# Rudolph the Red Nosed Reindeer



## Atomike (Jun 12, 2005)

In my area (and perhaps others) Rudolph the Red Nosed Reindeer was scheduled to air on Thursday (22nd). It is listed in the paper, and was on my Tivo schedule. As of yesterday, it has been replaced with the ever-lame "Without a Trace". A repeat at that. Let your 80-year old grandparents know they can catch an extra episode of their favorite show - their joy may partially make up for the trauma experienced by millions of kids. Nice going, CBS.


----------



## Atomike (Jun 12, 2005)

If you are personally offering to buy a DVD for all the disappointed kids who will miss the show, then you have a valid point! Otherwise, wasted bandwidth.


----------



## dd9 (Aug 10, 2000)

Rudolph was on a few weeks ago on ABC Family.


----------



## Trebor1 (Apr 29, 2004)

I believe ABC family or Hallmark are running a marathon of these christmas classics on the 24th...check your local listings


----------



## sieglinde (Aug 11, 2002)

Too bad it wasn't saved to VHS a while ago. Maybe for the future?

Just try looking for it again. I would think that it would have multiple showings through Sunday.


----------



## nethead12 (Jul 17, 2001)

sieglinde said:


> Too bad it wasn't saved to VHS a while ago. Maybe for the future?


hmm, what is this thing called VHS? 

There is this new thing calld a DVD(  ), picked it up at costco on sale, nice holiday pak of shows from the past....


----------



## sieglinde (Aug 11, 2002)

I don't have a DVD burner.
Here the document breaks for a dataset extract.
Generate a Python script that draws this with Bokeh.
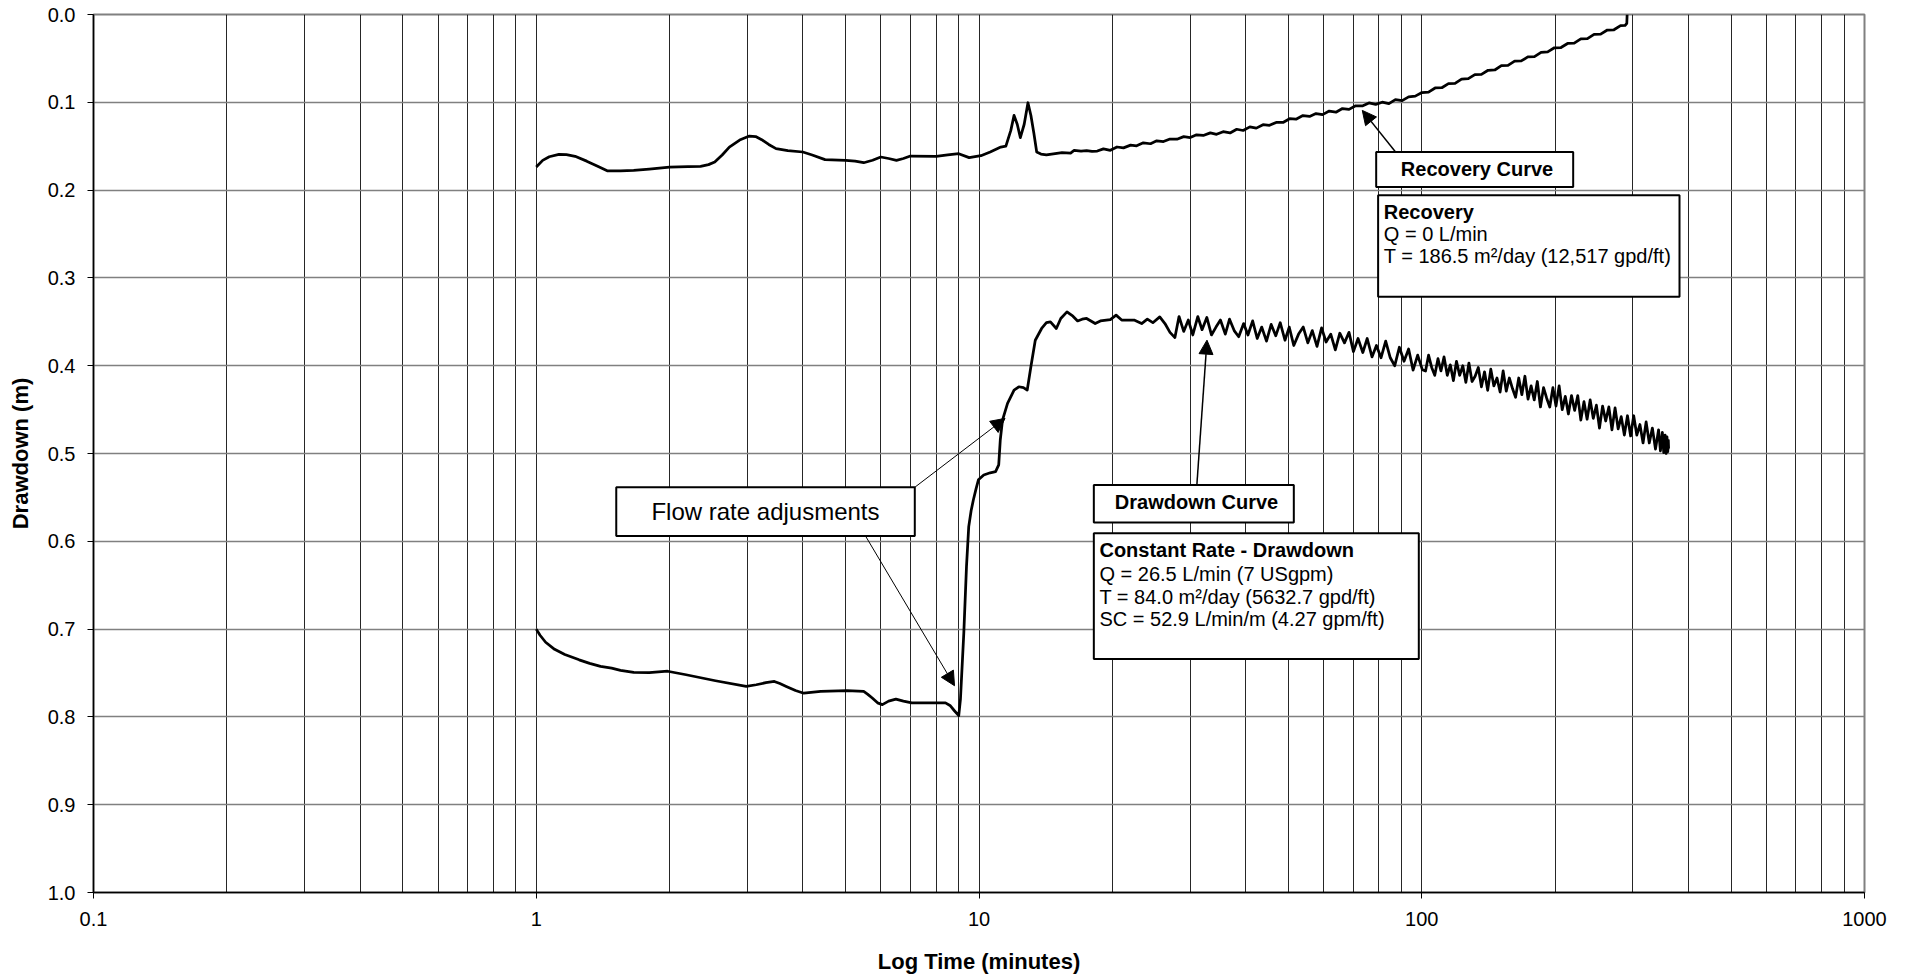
from bokeh.plotting import figure
from bokeh.models import (Range1d, FixedTicker, CustomJSTickFormatter, BoxAnnotation,
                          Label, Arrow, NormalHead, ColumnDataSource)
from bokeh.embed import file_html
from bokeh.resources import INLINE

FONT = "Liberation Sans"

# ---------------- data ----------------
# Constant-rate pumping (drawdown) curve: time in minutes, drawdown in m
drawdown_time = [
    1.0, 1.02, 1.05, 1.1, 1.16, 1.25, 1.32, 1.397, 1.48, 1.55, 1.66, 1.8, 1.98, 2.18, 2.54,
    2.98, 3.14, 3.3, 3.45, 3.55, 3.67, 3.85, 4.02, 4.39, 5.03, 5.49, 5.6, 5.74, 5.9, 6.05,
    6.25, 6.49, 6.75, 7.05, 7.93, 8.4, 8.6, 8.8, 9.0, 9.08, 9.24, 9.37, 9.48, 9.6, 9.71,
    9.85, 9.97, 10.25, 10.6, 10.9, 11.08, 11.17, 11.3, 11.6, 12.0, 12.3, 12.6, 12.85, 13.1,
    13.4, 13.85, 14.2, 14.5, 14.95, 15.3, 15.8, 16.3, 16.7, 17.1, 17.5, 18.3, 18.8, 19.8,
    20.4, 21.0, 22.4, 23.3, 24.0, 24.7, 25.6, 26.3,
    27.0, 27.7, 28.3, 29.0, 29.7, 30.4, 31.2, 31.9, 32.7, 33.5, 34.3, 35.1, 36.0, 36.8,
    37.7, 38.6, 39.6, 40.5, 41.5, 42.5, 43.5, 44.6, 45.7, 46.8, 47.9, 49.1, 50.2, 51.4,
    52.7, 54.0, 55.3, 56.6, 58.0, 59.4, 60.8, 62.3, 63.8, 65.3, 66.9, 68.5, 70.1, 71.8,
    73.6, 75.3, 77.2, 79.0, 80.9, 82.9, 84.9, 86.9, 89.0, 91.2, 93.4, 95.6, 97.9, 100.3,
    102, 103.6, 105.3, 107, 108.8, 110.5, 112.3, 114.2, 116, 117.9, 119.8, 121.8, 123.8,
    125.8, 127.8, 129.9, 132, 134.2, 136.4, 138.6, 140.9, 143.2, 145.5, 147.9, 150.3, 152.7,
    155.2, 157.7, 160.3, 162.9, 165.6, 168.3, 171, 173.8, 176.6, 179.5, 182.4, 185.4, 188.4,
    191.5, 194.6, 197.8, 201, 204.3, 207.6, 211, 214.4, 217.9, 221.5, 225.1, 228.7, 232.5,
    236.3, 240.1, 244, 248, 252, 256.1, 260.3, 264.6, 268.9, 273.3, 277.7, 282.2, 286.8,
    291.5, 296.3, 301.1, 306, 311, 316.1, 321.2, 326.5, 331.8, 337.2, 342.7, 346, 349.5,
    352, 354.5, 356.5, 358, 359.5, 360.5, 361, 360,
]
drawdown_m = [
    0.700, 0.707, 0.715, 0.723, 0.729, 0.735, 0.739, 0.7425, 0.7444, 0.747, 0.7494, 0.7495,
    0.748, 0.752, 0.7588, 0.7653, 0.7634, 0.761, 0.7596, 0.762, 0.7653, 0.770, 0.773, 0.771,
    0.770, 0.771, 0.774, 0.7785, 0.784, 0.786, 0.782, 0.7797, 0.782, 0.784, 0.784, 0.784,
    0.787, 0.793, 0.7986, 0.780, 0.7046, 0.6288, 0.5833, 0.565, 0.553, 0.540, 0.530, 0.5245,
    0.522, 0.5207, 0.513, 0.4846, 0.4619, 0.4429, 0.4278, 0.424, 0.425, 0.4278, 0.401, 0.371,
    0.3576, 0.351, 0.350, 0.3576, 0.3462, 0.3387, 0.3436, 0.349, 0.347, 0.3462, 0.352, 0.349,
    0.3475, 0.3424, 0.348, 0.348, 0.352, 0.347, 0.351, 0.3444, 0.352,
    0.362, 0.368, 0.344, 0.361, 0.348, 0.365, 0.344, 0.359, 0.345, 0.365, 0.356, 0.348,
    0.364, 0.347, 0.360, 0.367, 0.352, 0.365, 0.349, 0.369, 0.356, 0.372, 0.353, 0.366,
    0.351, 0.371, 0.356, 0.377, 0.364, 0.356, 0.374, 0.360, 0.378, 0.357, 0.373, 0.364,
    0.382, 0.363, 0.374, 0.362, 0.384, 0.369, 0.385, 0.369, 0.390, 0.377, 0.391, 0.372,
    0.391, 0.400, 0.379, 0.395, 0.381, 0.405, 0.388, 0.4045,
    0.406, 0.388, 0.402, 0.411, 0.392, 0.406, 0.390, 0.411, 0.399, 0.417, 0.395, 0.411,
    0.400, 0.419, 0.397, 0.418, 0.412, 0.402, 0.424, 0.407, 0.428, 0.404, 0.423, 0.414,
    0.430, 0.406, 0.429, 0.414, 0.426, 0.436, 0.414, 0.433, 0.412, 0.438, 0.423, 0.439,
    0.418, 0.447, 0.425, 0.437, 0.447, 0.425, 0.446, 0.423, 0.450, 0.435, 0.455, 0.434,
    0.451, 0.434, 0.462, 0.441, 0.461, 0.439, 0.460, 0.445, 0.471, 0.446, 0.463, 0.447,
    0.473, 0.448, 0.472, 0.458, 0.479, 0.457, 0.480, 0.457, 0.479, 0.467, 0.488, 0.464,
    0.488, 0.471, 0.495, 0.473, 0.497, 0.476, 0.499, 0.479, 0.500, 0.481, 0.498, 0.485,
    0.494, 0.489,
]

# Recovery curve: time in minutes, residual drawdown in m
recovery_time = [
    1.0, 1.034, 1.07, 1.125, 1.17, 1.224, 1.30, 1.38, 1.45, 1.55, 1.66, 1.8, 2.0, 2.2, 2.35,
    2.45, 2.53, 2.63, 2.73, 2.88, 3.03, 3.13, 3.23, 3.35, 3.48, 3.7, 4.0, 4.2, 4.49, 5.0,
    5.25, 5.49, 5.75, 6.0, 6.25, 6.51, 6.75, 7.0, 8.0, 8.5, 9.0, 9.5, 10.1, 10.6, 11.2, 11.5,
    11.8, 12.0, 12.2, 12.4, 12.65, 12.9, 13.1, 13.3, 13.5, 13.8, 14.2, 15.4, 16.1, 16.4,
    17.0, 17.5, 18.0,
    18.5, 19.1, 19.8, 20.5, 21.2, 22.0, 22.7, 23.5, 24.4, 25.2, 26.1, 27.0, 28.0, 29.0,
    30.0, 31.0, 32.1, 33.3, 34.4, 35.6, 36.9, 38.2, 39.5, 40.9, 42.3, 43.8, 45.3, 46.9,
    48.6, 50.3, 52.0, 53.9, 55.8, 57.7, 59.7, 61.8, 64.0, 66.2, 68.5, 70.9, 73.4, 76.0,
    78.7, 81.4, 84.3, 87.2, 90.3, 93.4, 96.7, 100.1, 103.6, 107.2, 111.0, 114.9, 118.9,
    123.0, 127.4, 131.8, 136.4, 141.2, 146.2, 151.3, 156.6, 162.1, 167.8, 173.6, 179.7,
    186.0, 192.5, 199.3, 206.3, 213.5, 221.0, 228.7, 236.7, 245.0, 253.6, 262.5, 271.7,
    281.2, 288.0, 290.5, 291.0,
]
recovery_m = [
    0.1737, 0.1661, 0.162, 0.1593, 0.1595, 0.1615, 0.167, 0.173, 0.1782, 0.178, 0.1775,
    0.176, 0.1737, 0.1732, 0.1729, 0.171, 0.168, 0.160, 0.151, 0.143, 0.1384, 0.139, 0.1426,
    0.148, 0.1528, 0.155, 0.1566, 0.160, 0.1653, 0.1661, 0.167, 0.1688, 0.166, 0.1623,
    0.164, 0.1661, 0.164, 0.1612, 0.1615, 0.160, 0.1585, 0.163, 0.1608, 0.1566, 0.151,
    0.150, 0.132, 0.1149, 0.125, 0.1403, 0.125, 0.1005, 0.115, 0.135, 0.1566, 0.159, 0.160,
    0.1574, 0.1578, 0.1547, 0.1555, 0.155, 0.156,
    0.1555, 0.1530, 0.1547, 0.1509, 0.1519, 0.1488, 0.1495, 0.1462, 0.1472, 0.1439,
    0.1447, 0.1418, 0.1420, 0.1391, 0.1402, 0.1370, 0.1378, 0.1348, 0.1365, 0.1335,
    0.1349, 0.1307, 0.1321, 0.1280, 0.1294, 0.1255, 0.1262, 0.1229, 0.1230, 0.1187,
    0.1192, 0.1151, 0.1161, 0.1128, 0.1140, 0.1100, 0.1113, 0.1071, 0.1081, 0.1040,
    0.1042, 0.1007, 0.1024, 0.0999, 0.1016, 0.0970, 0.0981, 0.0938, 0.0930, 0.0889,
    0.0884, 0.0837, 0.0834, 0.0787, 0.0784, 0.0736, 0.0731, 0.0684, 0.0682, 0.0635,
    0.0632, 0.0583, 0.0579, 0.0531, 0.0529, 0.0483, 0.0479, 0.0431, 0.0426, 0.0379,
    0.0376, 0.0330, 0.0326, 0.0278, 0.0274, 0.0226, 0.0224, 0.0177, 0.0174, 0.0126,
    0.0124, 0.0100, 0.0,
]

# axis ticks
x_major_ticks = [0.1, 1, 10, 100, 1000]
x_minor_ticks = [0.2, 0.3, 0.4, 0.5, 0.6, 0.7, 0.8, 0.9,
                 2, 3, 4, 5, 6, 7, 8, 9,
                 20, 30, 40, 50, 60, 70, 80, 90,
                 200, 300, 400, 500, 600, 700, 800, 900]
y_ticks = [0.0, 0.1, 0.2, 0.3, 0.4, 0.5, 0.6, 0.7, 0.8, 0.9, 1.0]

assert len(drawdown_time) == len(drawdown_m)
assert len(recovery_time) == len(recovery_m)

# ---------------- figure ----------------
p = figure(width=1898, height=976, x_axis_type="log",
           x_range=Range1d(0.1, 1000), y_range=Range1d(1.0, 0.0),
           output_backend="svg", toolbar_location=None,
           min_border_left=93, min_border_right=34, min_border_top=14, min_border_bottom=83,
           x_axis_label="Log Time (minutes)", y_axis_label="Drawdown (m)")

p.background_fill_color = "white"
p.border_fill_color = "white"
p.outline_line_color = "#808080"
p.outline_line_width = 2

xticker = FixedTicker(ticks=x_major_ticks, minor_ticks=x_minor_ticks)
p.xaxis.ticker = xticker
p.xaxis.formatter = CustomJSTickFormatter(code="return tick.toString();")
p.yaxis.ticker = FixedTicker(ticks=y_ticks)
p.yaxis.formatter = CustomJSTickFormatter(code="return tick.toFixed(1);")

for ax in (p.xaxis[0], p.yaxis[0]):
    ax.axis_line_color = "black"
    ax.axis_line_width = 1.5
    ax.major_tick_line_color = "black"
    ax.major_tick_line_width = 1
    ax.major_tick_in = 0
    ax.major_tick_out = 6
    ax.minor_tick_line_color = None
    ax.major_label_text_font = FONT
    ax.major_label_text_font_size = "20px"
    ax.major_label_text_color = "black"
    ax.axis_label_text_font = FONT
    ax.axis_label_text_font_style = "bold"
    ax.axis_label_text_font_size = "22px"
    ax.axis_label_text_color = "black"

p.xaxis.major_label_standoff = 13
p.xaxis.axis_label_standoff = 20
p.yaxis.major_label_standoff = 12
p.yaxis.axis_label_standoff = 12

p.xgrid.grid_line_color = "black"
p.xgrid.grid_line_alpha = 0.85
p.xgrid.grid_line_width = 1
p.xgrid.minor_grid_line_color = "black"
p.xgrid.minor_grid_line_alpha = 0.85
p.xgrid.minor_grid_line_width = 1
p.ygrid.grid_line_color = "#808080"
p.ygrid.grid_line_width = 1.5

# ---------------- curves ----------------
dd_src = ColumnDataSource(dict(t=drawdown_time, s=drawdown_m))
rc_src = ColumnDataSource(dict(t=recovery_time, s=recovery_m))
p.line("t", "s", source=dd_src, line_color="black", line_width=2.75, line_join="round")
p.line("t", "s", source=rc_src, line_color="black", line_width=2.75, line_join="round")

# ---------------- annotations ----------------
def box(left, right, top, bottom):
    p.add_layout(BoxAnnotation(left=left, right=right, top=top, bottom=bottom,
                               fill_color="white", fill_alpha=1.0,
                               line_color="black", line_alpha=1.0, line_width=2))

def label(x, y, text, size="20px", style="normal", align="left"):
    p.add_layout(Label(x=x, y=y, text=text, text_font=FONT, text_font_size=size,
                       text_font_style=style, text_align=align,
                       text_baseline="alphabetic", text_color="black"))

def arrow(x0, y0, x1, y1, w=1.0):
    p.add_layout(Arrow(end=NormalHead(size=14, fill_color="black", line_color="black",
                                      line_width=1),
                       x_start=x0, y_start=y0, x_end=x1, y_end=y1,
                       line_color="black", line_width=w))

# flow rate adjustments
box(1.516, 7.161, 0.5385, 0.5939)
label(3.294, 0.5662, "Flow rate adjusments", size="24px", align="center")
arrow(7.16, 0.5385, 11.45, 0.460)
arrow(5.541, 0.5939, 8.805, 0.7645)

# drawdown curve
box(18.17, 51.41, 0.5358, 0.5787)
label(30.99, 0.5555, "Drawdown Curve", style="bold", align="center")
arrow(31.05, 0.5358, 32.73, 0.3709, 1.5)
box(18.17, 98.48, 0.5908, 0.7341)
label(18.71, 0.6101, "Constant Rate - Drawdown", style="bold")
label(18.71, 0.6367, "Q = 26.5 L/min (7 USgpm)")
label(18.71, 0.6632, "T = 84.0 m\u00b2/day (5632.7 gpd/ft)")
label(18.71, 0.6890, "SC = 52.9 L/min/m (4.27 gpm/ft)")

# recovery curve
box(78.9, 219.8, 0.1567, 0.1965)
label(133.3, 0.1759, "Recovery Curve", style="bold", align="center")
arrow(87.27, 0.1567, 73.4, 0.1092, 1.5)
box(79.7, 382.1, 0.2059, 0.3216)
label(82.08, 0.2244, "Recovery", style="bold")
label(82.08, 0.2499, "Q = 0 L/min")
label(82.08, 0.2756, "T = 186.5 m\u00b2/day (12,517 gpd/ft)")

open("out.html", "w").write(file_html(p, INLINE))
Also the majority of folks who wanted to save this one have a VHS tape floating around somewhere.


----------



## appleye1 (Jan 26, 2002)

Timur said:


> Or you could just buy the DVD set for about $26 and never worry about it again.


Yeah, but it was going to be in HD on CBS. I don't know if the OP knows this, but CBS has already shown Rudolph once this month.

I caught the first HD showing a couple of weeks ago and the old cartoon looked great. Very good restoration. I had heard then that they were going to show it twice and I thought that was sort of strange. Doesn't surprise me that they would drop the second showing.


----------



## nickg2 (Oct 29, 2005)

i'm mad because the last few minutes or so got cut off right after they landed on the Island of Misfit Toys!!! GRRRRRR!!!!!!


----------



## HTH (Aug 28, 2000)

appleye1 said:


> I caught the first HD showing a couple of weeks ago and the old cartoon looked great. Very good restoration.


 Yet they still didn't fix the copyright date. MCLXIV (1164) instead of MCMLXIV (1964).

Wait... cartoon? Wasn't it claymation?


----------